Donnerstag, 12. Januar 2012

Die Ohnmacht und die Gruppe

Heute brachte die SZ auf ihrer ersten Feuilleton-Seite (S. 11) den bemerkenswerten Text von Ingo Schulze mit dem Titel: Sich selbst wieder ernst nehmen. Der Titel ist psychotherapeutischer Jargon aus dem Repertoire der Formeln des unscharfen Aufmunterns und deutet das Problem des Textes an. Ingo Schulze beginnt ihn mit diesen Sätzen:
"Seit etwa drei Jahren habe ich keinen Artikel mehr geschrieben, denn ich weiß nicht mehr, was ich noch schreiben soll.

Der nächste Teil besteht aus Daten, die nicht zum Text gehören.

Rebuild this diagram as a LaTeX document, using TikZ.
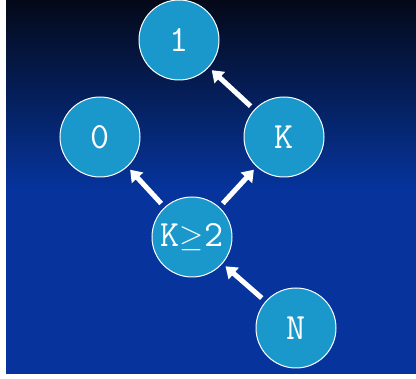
\documentclass[tikz,border=0pt]{standalone}
\usepackage{fontspec}
\usetikzlibrary{arrows.meta}
\definecolor{bgtop}{RGB}{4,9,24}
\definecolor{bgblue}{RGB}{6,52,156}
\definecolor{bubblefill}{RGB}{26,152,204}
\newcommand{\linkarrow}[2]{\draw[arrow] (#1) -- (#2);}
\begin{document}
\begin{tikzpicture}
                [x=1pt,y=1pt,
                bubble/.style={circle,draw=white,line width=1pt,fill=bubblefill,
                    minimum size=80pt,inner sep=0pt,text=white,
                    font=\ttfamily\fontsize{37}{37}\selectfont},
                arrow/.style={-{Triangle[length=11pt,width=15pt]},white,line width=5pt,
                    shorten <=5pt,shorten >=4pt},
                ]
                \useasboundingbox (0,0) rectangle (416,379);
                \fill[white] (0,0) rectangle (416,379);
                \shade[top color=bgtop,bottom color=bgblue] (6,190) rectangle (416,379);
                \fill[bgblue] (6,5) rectangle (416,190.5);
                \node[bubble] (one) at (179,339) {1};
                \node[bubble] (zero) at (100,242) {0};
                \node[bubble] (k) at (284,242) {K};
                \node[bubble] (kge) at (192,142) {K\scalebox{1.25}{$\geq$}2};
                \node[bubble] (n) at (296,51) {N};
                \linkarrow{k}{one}
                \linkarrow{kge}{zero}
                \linkarrow{kge}{k}
                \linkarrow{n}{kge}
            \end{tikzpicture}
\end{document}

Es ist alles so offensichtlich: die Abschaffung der Demokratie, die zunehmende soziale und ökonomische Polarisation in Arm und Reich, der Ruin des Sozialstaates, die Privatisierung und damit Ökonomisierung aller Lebensbereiche (der Bildung, des Gesundheitswesens, des öffentlichen Verkehrssystems usw.), die Blindheit für den Rechtsextremismus, das Geschwafel der Medien, die pausenlos reden, um über die eigentlichen Probleme nicht sprechen zu müssen, die offene und verdeckte Zensur (mal als direkte Ablehnung, mal in Form von 'Quote' oder 'Format') und, und, und...."
Wenn alles so offensichtlich ist, weshalb dann dieses Gefühl einer Ohnmacht und Vergeblichkeit? Ich weiß nicht mehr, was ich noch schreiben soll. Was lähmt Ingo Schulze?

Das weiß ich nicht. Aber ich kann eine persönliche und eine abstrakte Antwort geben. Ich traue mich (noch) nicht, die Politik des Geschäfts einer Klinik zu beschreiben, weil deren Leitung vermuten wird, dass meine ehemaligen Kollegen - ich bin dort ausgeschieden - mich informiert hätten, und weil ich vermute, dass sie es auszubaden hätten. Also lasse ich es und warte auf meine Gelegenheit. Meine abstrakte Antwort. Ingo Schulzes Liste ist präzis und unpräzis zugleich. Das Problem ist, das seine Beschreibungen weit entfernt sind von unserer Lebenswirklichkeit. Es ist das alte Problem der abstrakten Begriffe. Solange wir allgemein bleiben, reden wir aneinander vorbei oder tun uns nicht weh. Erst die Beschreibung unserer Lebenswirklichkeiten mit ihren vielen widersprüchlichen kognitiven und affektiven Kontexten und Subtexten - bringt Leben in die bundesdeutsche Bude. Das wäre ein (wenn vielleicht auch altmodisches) literarisches Programm. Da gibt es jedenfalls noch enorm viel zu beschreiben.

Wie macht man das Sich-selbst-wieder-ernst-nehmen? Ingo Schulze gibt die Antwort: Den Mund aufmachen, sagt er. Das ist zu wenig. Wer Erfahrungen in Gruppen hat, weiß: Man muss seinen Mut zusammen nehmen und persönlich werden. Wie wird man persönlich? Indem man vor allem seine innere Welt beschreibt und sich um die Abstrakta möglichst wenig schert. Sigmund Freud gab das Programm und den Rahmen vor: Sagen Sie alles, was Ihnen einfällt - hier, in diesen 50 Minuten. Was man innerhalb der (psychoanalytisch orientierten) Psychotherapie sagen kann, kann man schlecht so einfach außerhalb der Psychotherapie sagen. Im Alltag muss man sich den Raum für den Rahmen erobern - also Beziehungen herstellen, in deren Kreis man sich traut, persönlich zu werden. Erst dann wird man lebendig und fühlt sich nicht mehr so gelähmt.  Leicht gesagt, schwer getan.